Aston is facing action brought by former Blue Sky venture capitalist Elaine Stead, against Aston and Nine, for several articles written about Stead in 2019. Among other things, Aston called Stead a “feminist cretin” who “set fire to people’s money”.
Aston’s willingness to criticise the ever-increasing gallery of rogues, scoundrels and sycophants that has permeated the finance sector, in the grand tradition of Trevor Sykes and Stephen Mayne, means he is one of the few remaining Australian business journalists who still makes compulsory reading.
Even the usually excellent Adele Ferguson last week used her column to attack a foreign “short and distort” gang who somehow cost investors billions — ignoring the fact that short-sellers have saved Australian investors billions by exposing companies like Blue Sky, Quintis, WiseTech and Corporate Travel Management.
Anyway, back to Joe.
Stead’s litigation was thought to be funded by multi-millionaire private equity figure Mark Carnegie. That rumour was shot down, but it’s true that Carnegie has hired her at his investment firm.
Carnegie, a true riches to even more riches story, is an Oxford graduate and the son of legendary McKinsey consultant and CRA boss Sir Roderick Howard Carnegie AC. He appears to have recently taken up the (genuinely worthwhile) cause of female executives.
Writing in The Sydney Morning Herald last year, Carnegie said that he was hiring Stead to “help … with a series of investments where I’m convinced she will do as good a job as a top decile man. I do this not for fashion but because I’m greedy. She is going to make me a ton of money. That she has got so much flak for the demise of Blue Sky relative to the men who actually ran the organisation seems unbelievable to me”.
And therein lies the kicker.
While Aston wrote two highly (perhaps overly) critical articles about Stead, he penned far more prose about Stead’s bosses at Blue Sky — Mark Sowerby and Rob Shand. For example: here and here and here and here. Oh, and here.
Aston was one of the few to brave the investment banking and fund management mob and dare criticise Blue Sky’s (mostly male) leadership, even while his AFR stablemates like Tony Boyd were defending them.
Ever the cheerleader, Boyd — who occupies Australia’s most blue chip journalistic real estate on the AFR’s back page — once called Blue Sky “arguably the most successful diversified alternative asset manager in Australia”.

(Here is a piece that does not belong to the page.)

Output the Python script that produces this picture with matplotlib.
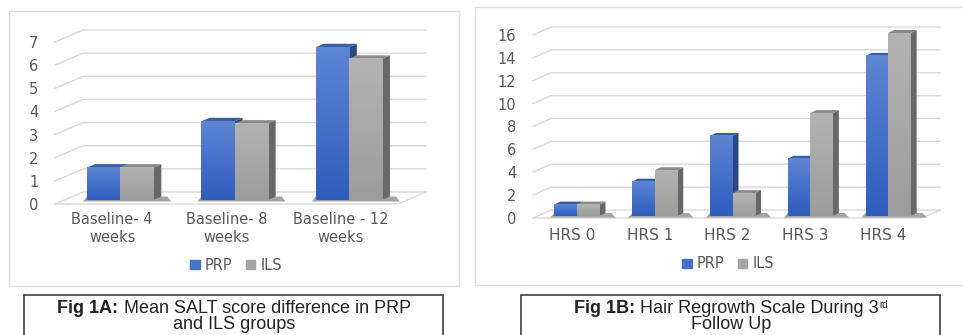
import numpy as np
import matplotlib.pyplot as plt
from matplotlib.patches import Polygon, Rectangle, Patch
from matplotlib.colors import LinearSegmentedColormap

W, H = 963, 335

# Fig 1A: mean SALT score difference
salt_groups = ["Baseline- 4\nweeks", "Baseline- 8\nweeks", "Baseline - 12\nweeks"]
salt_prp = [1.4, 3.4, 6.6]
salt_ils = [1.4, 3.3, 6.1]
salt_ticks = [0, 1, 2, 3, 4, 5, 6, 7]

# Fig 1B: hair regrowth scale at 3rd follow up
hrs_groups = ["HRS 0", "HRS 1", "HRS 2", "HRS 3", "HRS 4"]
hrs_prp = [1, 3, 7, 5, 14]
hrs_ils = [1, 4, 2, 9, 16]
hrs_ticks = [0, 2, 4, 6, 8, 10, 12, 14, 16]

series = ["PRP", "ILS"]

TEXT = "#595959"
GRID = "#d9d9d9"
colors = {
    "PRP": dict(front="#4472c4", lo="#2f5dbd", hi="#5d85d4", side="#2a4783", top="#3a5ea6"),
    "ILS": dict(front="#a5a5a5", lo="#9c9c9c", hi="#b3b3b3", side="#686868", top="#8b8b8b"),
}

plt.rcParams["font.family"] = "DejaVu Sans"

fig = plt.figure(figsize=(W / 100, H / 100), dpi=100)


def rect(x0, y0, x1, y1):
    return [x0 / W, 1 - y1 / H, (x1 - x0) / W, (y1 - y0) / H]


def px2data(ax, dx, dy):
    pos = ax.get_position()
    xa, xb = ax.get_xlim()
    ya, yb = ax.get_ylim()
    return dx * (xb - xa) / (pos.width * W), dy * (yb - ya) / (pos.height * H)


def bars3d(ax, groups, prp, ils, ticks, grid_off, bar_off, depth, width, pad_y, pad_x, yfs, xfs):
    n = len(groups)
    xlim = (-0.5, n - 0.5)
    ylim = (0, ticks[-1])
    ax.set_xlim(xlim)
    ax.set_ylim(ylim)
    for s in ax.spines.values():
        s.set_visible(False)
    ax.patch.set_visible(False)

    gx, gy = px2data(ax, *grid_off)
    bx, by = px2data(ax, *bar_off)
    sx, sy = px2data(ax, *depth)
    ex, ey = px2data(ax, 4, 1.5)

    # back wall lines with the left edge running to the front
    x0, x1 = xlim
    for v in ticks:
        ax.plot([x0, x0 + gx, x1 + gx], [v, v + gy, v + gy], color=GRID, lw=1,
                clip_on=False, zorder=1)
    ax.plot([x0, x1, x1 + gx], [0, 0, gy], color=GRID, lw=1, clip_on=False, zorder=1)

    for i in range(n):
        g_left = i + bx - width
        g_right = i + bx + width
        # floor shadow under each pair of bars
        shadow = Polygon([(g_left - ex, by - ey), (g_right + sx + 2.5 * ex, by - ey),
                          (g_right + sx + 1.5 * ex, by + sy), (g_left, by + sy)],
                         color="#5a5a5a", alpha=0.55, lw=0, zorder=2, clip_on=False)
        ax.add_patch(shadow)
        for j, name in enumerate(series):
            v = (prp, ils)[j][i]
            c = colors[name]
            left = g_left + j * width
            right = left + width
            z = 3 + i * 10 + j * 4
            side = Polygon([(right, by), (right + sx, by + sy), (right + sx, by + sy + v),
                            (right, by + v)], color=c["side"], lw=0, zorder=z, clip_on=False)
            top = Polygon([(left, by + v), (left + sx, by + v + sy), (right + sx, by + v + sy),
                           (right, by + v)], color=c["top"], lw=0, zorder=z, clip_on=False)
            ax.add_patch(side)
            ax.add_patch(top)
            ax.bar(left, v, width=width, bottom=by, align="edge", color=c["front"],
                   lw=0, zorder=z + 1, clip_on=False)
            cm = LinearSegmentedColormap.from_list(name, [c["lo"], c["hi"]])
            ax.imshow(np.linspace(0, 1, 64).reshape(-1, 1), extent=(left, right, by, by + v),
                      origin="lower", cmap=cm, aspect="auto", zorder=z + 2, clip_on=False)

    ax.set_xlim(xlim)
    ax.set_ylim(ylim)
    ax.set_yticks(ticks)
    ax.set_xticks(range(n), groups)
    ax.tick_params(axis="y", length=0, pad=pad_y, labelsize=yfs, labelcolor=TEXT)
    ax.tick_params(axis="x", length=0, pad=pad_x, labelsize=xfs, labelcolor=TEXT)


# panel frames
fig.add_artist(Rectangle((9 / W, 1 - 286 / H), 450 / W, 275 / H, transform=fig.transFigure,
                         fill=False, ec="#e0e0e0", lw=1))
fig.add_artist(Rectangle((475 / W, 1 - 285 / H), 500 / W, 278 / H, transform=fig.transFigure,
                         fill=False, ec="#e0e0e0", lw=1))

ax1 = fig.add_axes(rect(55, 42, 398, 204))
bars3d(ax1, salt_groups, salt_prp, salt_ils, salt_ticks, grid_off=(28, 12), bar_off=(8, 4),
       depth=(8, 3.5), width=0.29, pad_y=12, pad_x=6, yfs=10.5, xfs=10.5)

ax2 = fig.add_axes(rect(533, 35, 922, 218))
bars3d(ax2, hrs_groups, hrs_prp, hrs_ils, hrs_ticks, grid_off=(18, 8), bar_off=(5, 2),
       depth=(6, 3), width=0.29, pad_y=12, pad_x=7, yfs=10.5, xfs=11)

handles = [Patch(color=colors[s]["front"]) for s in series]
for xc, yc in [(236, 265), (728, 264)]:
    fig.legend(handles, series, loc="center", bbox_to_anchor=(xc / W, 1 - yc / H), ncol=2,
               frameon=False, handlelength=0.65, handleheight=0.65, handletextpad=0.35,
               columnspacing=0.9, fontsize=10.5, labelcolor=TEXT)

# caption boxes
fig.add_artist(Rectangle((24 / W, -0.05), 419 / W, 1 - 295 / H + 0.05, transform=fig.transFigure,
                         fill=False, ec="#404040", lw=1.2))
fig.add_artist(Rectangle((521 / W, -0.05), 419 / W, 1 - 295 / H + 0.05, transform=fig.transFigure,
                         fill=False, ec="#404040", lw=1.2))

renderer = fig.canvas.get_renderer()
CAP = dict(family="Liberation Sans", fontsize=13, color="#222222")


def caption_line(xc, ybase, parts):
    texts = []
    for s, kw, dy in parts:
        t = fig.text(0, 1 - (ybase - dy) / H, s, va="baseline", **{**CAP, **kw})
        texts.append(t)
    widths = [t.get_window_extent(renderer).width for t in texts]
    x = xc - sum(widths) / 2
    for t, w in zip(texts, widths):
        t.set_x(x / W)
        x += w


caption_line(234, 313, [("Fig 1A:", dict(weight="bold"), 0),
                        (" Mean SALT score difference in PRP", {}, 0)])
caption_line(234, 329, [("and ILS groups", {}, 0)])
caption_line(731, 313, [("Fig 1B:", dict(weight="bold"), 0),
                        (" Hair Regrowth Scale During 3", {}, 0),
                        ("rd", dict(fontsize=7), 5)])
caption_line(731, 329, [("Follow Up", {}, 0)])

fig.savefig("out.png", dpi=100)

It is not without irony that while Sowerby (who pocketed almost $40 million before Blue Sky imploded), Shand and Stead appear to have escaped the Blue Sky carnage with nary a whimper and certainly no serious legal charges, Aston is the one on trial. Remember: Blue Sky’s market value hit almost $1.3 billion before it collapsed.
One suspects amidst all the hyperbole, Aston himself is probably chuckling at all the attention the case has received, fully aware that Stead and Carnegie appear to be unfamiliar with the Streisand Effect.
Meanwhile, AFR readers are all the poorer — Aston’s column hasn’t appeared for more than a month, while the trial has been progressing.